Chividón era un personaje popular en los tiempos en que don Pipí era un mozalbete agradable y la vez gravedoso, hijo de una familia bien apreciada en el Santo Domingo pequeñito de principios de siglo XX, donde la dignidad y los buenos modales constituían el título de nobleza que hoy otorga el dinero mal habido y el descaro monumental. Por supuesto, don Pipí, al saltar hacia varias décadas atrás, rompía el curso de la temática borrascosa.

-Pero Pipí – le decían los azorados contertulios- ¡Chividón se murió hace muchísimo tiempo!

-¿Cómo va a ser…no me digas?-añadía el astuto político.

Entonces quedaba flotando una gasa de nostalgias, una recopilación de sensaciones desdibujadas en trazos suaves que, con los retazos de recuerdos de los demás, cobraba vida mágica e invisibilizaba todo el presente dictatorial.

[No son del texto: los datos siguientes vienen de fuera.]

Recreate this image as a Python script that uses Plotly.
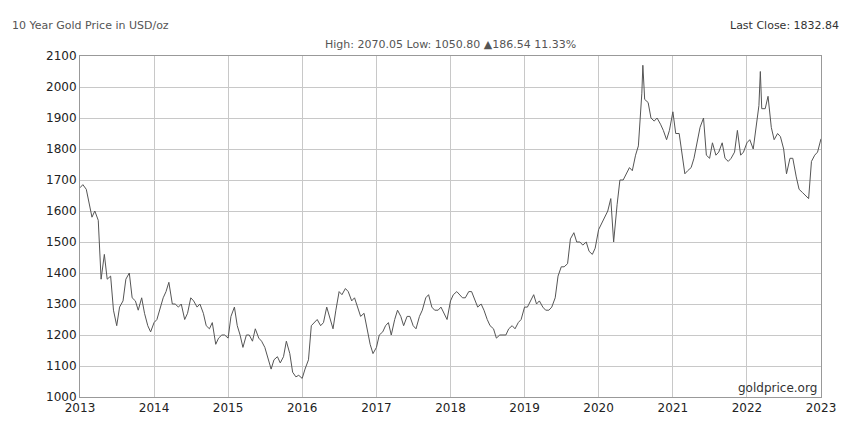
import pandas as pd
import plotly.graph_objs as go

# semimonthly gold price readings (USD/oz), 1st and 15th of each month
p2013 = [1675, 1685, 1670, 1630, 1580, 1600, 1570, 1380, 1460, 1380, 1390, 1280,
         1230, 1290, 1310, 1380, 1400, 1320, 1310, 1280, 1320, 1270, 1230, 1210]
p2014 = [1240, 1250, 1290, 1320, 1340, 1370, 1300, 1300, 1290, 1300, 1250, 1270,
         1320, 1310, 1290, 1300, 1270, 1230, 1220, 1240, 1170, 1190, 1200, 1200]
p2015 = [1190, 1260, 1290, 1230, 1200, 1160, 1200, 1200, 1180, 1220, 1190, 1180,
         1160, 1130, 1090, 1120, 1130, 1110, 1130, 1180, 1140, 1080, 1065, 1070]
p2016 = [1060, 1090, 1120, 1230, 1240, 1250, 1230, 1240, 1290, 1260, 1220, 1280,
         1340, 1330, 1350, 1340, 1310, 1320, 1290, 1260, 1270, 1220, 1170, 1140]
p2017 = [1160, 1200, 1210, 1230, 1240, 1200, 1250, 1280, 1260, 1230, 1260, 1260,
         1230, 1220, 1260, 1280, 1320, 1330, 1290, 1280, 1280, 1290, 1270, 1250]
p2018 = [1310, 1330, 1340, 1330, 1320, 1320, 1340, 1340, 1310, 1290, 1300, 1280,
         1250, 1230, 1220, 1190, 1200, 1200, 1200, 1220, 1230, 1220, 1240, 1250]
p2019 = [1290, 1290, 1310, 1330, 1300, 1310, 1290, 1280, 1280, 1290, 1320, 1390,
         1420, 1420, 1430, 1510, 1530, 1500, 1500, 1490, 1500, 1470, 1460, 1480]
p2020 = [1540, 1560, 1580, 1600, 1640, 1500, 1620, 1700, 1700, 1720, 1740, 1730,
         1780, 1810, 1980, 1960, 1950, 1900, 1890, 1900, 1880, 1860, 1830, 1860]
p2021 = [1920, 1850, 1850, 1790, 1720, 1730, 1740, 1770, 1830, 1870, 1900, 1780,
         1770, 1820, 1780, 1790, 1820, 1770, 1760, 1770, 1790, 1860, 1780, 1790]
p2022 = [1820, 1830, 1800, 1870, 1940, 1930, 1930, 1970, 1870, 1830, 1850, 1840,
         1800, 1720, 1770, 1770, 1710, 1670, 1660, 1650, 1640, 1760, 1780, 1790]
last_close = 1832.84

peak_dates = ['2020-08-06', '2022-03-08']
peak_vals = [2070.05, 2050]

prices = p2013 + p2014 + p2015 + p2016 + p2017 + p2018 + p2019 + p2020 + p2021 + p2022
dates = list(pd.date_range('2013-01-01', periods=len(prices), freq='SMS'))
s = pd.Series(prices + peak_vals + [last_close],
              index=dates + list(pd.to_datetime(peak_dates)) + [pd.Timestamp('2023-01-01')]).sort_index()

fig = go.Figure(go.Scatter(x=s.index, y=s.values, mode='lines',
                           line=dict(color='#555555', width=1)))

grid = '#c8c8c8'
fig.update_layout(
    width=859, height=435, showlegend=False,
    paper_bgcolor='white', plot_bgcolor='white',
    margin=dict(l=72, r=46, t=48, b=46),
    font=dict(family='DejaVu Sans', size=12, color='#222222'),
    xaxis=dict(range=['2013-01-01', '2023-01-01'], dtick='M12', tickformat='%Y',
               showgrid=True, gridcolor=grid, showline=True, linecolor='#999999',
               mirror=True, ticks='', zeroline=False, automargin=False),
    yaxis=dict(range=[1000, 2100], dtick=100, showgrid=True, gridcolor=grid,
               showline=True, linecolor='#999999', mirror=True, zeroline=False,
               automargin=False),
    annotations=[
        dict(text='10 Year Gold Price in USD/oz', x=0, y=1, xref='paper', yref='paper',
             xanchor='left', yanchor='bottom', yshift=22, xshift=-70, showarrow=False,
             font=dict(size=11, color='#555555')),
        dict(text='High: 2070.05 Low: 1050.80 ▲186.54 11.33%', x=0.5, y=1,
             xref='paper', yref='paper', xanchor='center', yanchor='bottom', yshift=3,
             showarrow=False, font=dict(size=11, color='#555555')),
        dict(text='Last Close: 1832.84', x=1, y=1, xref='paper', yref='paper',
             xanchor='right', yanchor='bottom', yshift=22, xshift=20, showarrow=False,
             font=dict(size=11, color='#333333')),
        dict(text='goldprice.org', x=1, y=0, xref='paper', yref='paper',
             xanchor='right', yanchor='bottom', xshift=-2, showarrow=False,
             font=dict(size=12, color='#333333')),
    ])

fig.write_html('out.html')
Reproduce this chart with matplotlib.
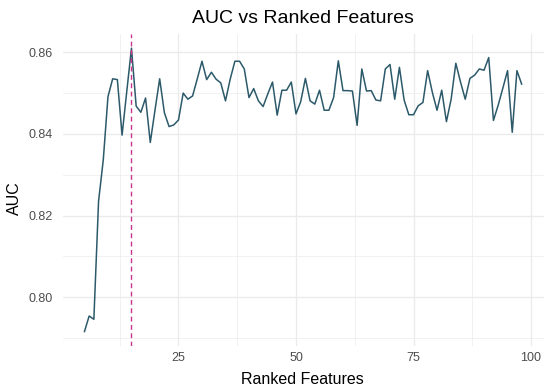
import matplotlib
matplotlib.use("Agg")
import matplotlib.pyplot as plt
import numpy as np

title = "AUC vs Ranked Features"
x_label = "Ranked Features"
y_label = "AUC"

features = list(range(5, 99))
auc = [
    0.7916, 0.7954, 0.7946, 0.8235, 0.8336, 0.8491, 0.8535, 0.8533, 0.8397, 0.8504,
    0.8610, 0.8468, 0.8453, 0.8488, 0.8379, 0.8458, 0.8535, 0.8452, 0.8418, 0.8422,
    0.8434, 0.8500, 0.8485, 0.8493, 0.8535, 0.8578, 0.8533, 0.8551, 0.8534, 0.8525,
    0.8481, 0.8534, 0.8578, 0.8578, 0.8559, 0.8489, 0.8511, 0.8481, 0.8467, 0.8498,
    0.8527, 0.8446, 0.8507, 0.8507, 0.8527, 0.8449, 0.8479, 0.8536, 0.8481, 0.8473,
    0.8507, 0.8458, 0.8458, 0.8489, 0.8579, 0.8506, 0.8506, 0.8505, 0.8421, 0.8559,
    0.8505, 0.8506, 0.8483, 0.8481, 0.8559, 0.8570, 0.8485, 0.8563, 0.8483, 0.8447,
    0.8447, 0.8469, 0.8477, 0.8555, 0.8502, 0.8458, 0.8507, 0.8430, 0.8485, 0.8573,
    0.8527, 0.8485, 0.8536, 0.8544, 0.8559, 0.8556, 0.8587, 0.8433, 0.8470, 0.8512,
    0.8555, 0.8404, 0.8555, 0.8522,
]
best_feature = 15

x_ticks = [25, 50, 75, 100]
x_minor = [12.5, 37.5, 62.5, 87.5]
y_ticks = [0.80, 0.82, 0.84, 0.86]
y_tick_labels = ["0.80", "0.82", "0.84", "0.86"]
y_minor = [0.79, 0.81, 0.83, 0.85]

plt.rcParams['font.family'] = ['Liberation Sans', 'DejaVu Sans']

fig = plt.figure(figsize=(5.5, 3.88), dpi=100)
W, H = 550, 388
ax = fig.add_axes([62.6 / W, 42.3 / H, (543.5 - 62.6) / W, (345.7 - 34) / H])

xmin, xmax = min(features), max(features)
ymin, ymax = min(auc), max(auc)
xpad = (xmax - xmin) * 0.05
ypad = (ymax - ymin) * 0.05
ax.set_xlim(xmin - xpad, xmax + xpad)
ax.set_ylim(ymin - ypad, ymax + ypad)

grid_c = "#EBEBEB"
for v in x_minor:
    ax.axvline(v, color=grid_c, lw=0.5, zorder=0)
for v in y_minor:
    ax.axhline(v, color=grid_c, lw=0.5, zorder=0)
for v in x_ticks:
    ax.axvline(v, color=grid_c, lw=1.0, zorder=0)
for v in y_ticks:
    ax.axhline(v, color=grid_c, lw=1.0, zorder=0)

ax.plot(features, auc, color="#2C5A6A", lw=1.1, zorder=3)
ax.axvline(best_feature, color="#C8358A", lw=1.0, ls=(0, (3.5, 2.5)), zorder=4)

for s in ax.spines.values():
    s.set_visible(False)
ax.set_xticks(x_ticks)
ax.set_xticklabels([str(t) for t in x_ticks])
ax.set_yticks(y_ticks)
ax.set_yticklabels(y_tick_labels)
ax.tick_params(axis='both', length=0, labelsize=9, labelcolor="#4D4D4D")
ax.tick_params(axis='x', pad=4.5)
ax.tick_params(axis='y', pad=7)

ax.set_xlabel(x_label, fontsize=11.5, color="black")
ax.xaxis.label.set_va('baseline')
ax.xaxis.set_label_coords(302.5 / W, 3.5 / H, transform=fig.transFigure)
ax.set_ylabel(y_label, fontsize=11.5, color="black")
ax.yaxis.label.set_va('center')
ax.yaxis.set_label_coords(14 / W, 190 / H, transform=fig.transFigure)

fig.text(303 / W, 1 - 22.7 / H, title, ha='center', va='baseline', fontsize=14, color="black")

fig.savefig("out.png", dpi=100, facecolor="white")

Creo que de vez en cuando debemos mirar hacia atrás con cariño, buscando lo grato, no porque nos vaya, necesariamente, a enseñar algo útil para el futuro porque, como ha afirmado Arnold Toynbee, «En el campo de los asuntos humanos, la experiencia nos permite meramente suponer, conjeturar». Con lo de ayer no vamos a saber lo de mañana, y eso también lo señala Toynbee, aclarando que si entendemos por ciencia (como ocurre) un método de estudio que conlleva la posibilidad de una predicción infalible, en ese caso no puede existir una ciencia de los asuntos humanos. Sinembargo, «abandonar por tal causa el estudio de la historia sería pagar una excesiva deferencia al escepticismo científico. El estudio no tiene que ser científico para ser iluminador. Cuando la predicción es imposible, la conjetura, la suposición, puede ser valiosa hasta sus alcances, siempre que reconozcamos sus limitaciones».

Estoy, con esto, preguntando por Chividón. Pretendo escaparme con quien me lea, en aras de alejar penas y desconciertos, buscando aromas que mitiguen las pestilencias.

Un chelista centroeuropeo, Lev Aronson, quien fue mi compañero en la Sinfónica de Dallas, se enorgullecía de poseer una especie de archivo mental, perfectamente clasificado, compuesto por recuerdos gratos de toda su vida, usualmente pequeñas cosas: la canción que su madre tarareaba en la cocina mientras horneaba pasteles que inundaban de aroma hogareño la casona enclavada en las afueras de la gran ciudad; el beso robado a la muchacha pecosa que fue a pasarse unas vacaciones y lo iluminaba todo con su alegría campesina; el perfume del campo cuando todavía no aparecían las hordas de Hitler y la vida era amable y sencilla.

Con algunos sesenta años, Lev sabía vivir suavemente, con una sonrisa asomándose a sus ojos azulosos.

Si no podemos mejorar las cosas, por lo menos no nos envenenemos.

Si no queda más remedio, preguntemos: «¿Señor…y Chividón?»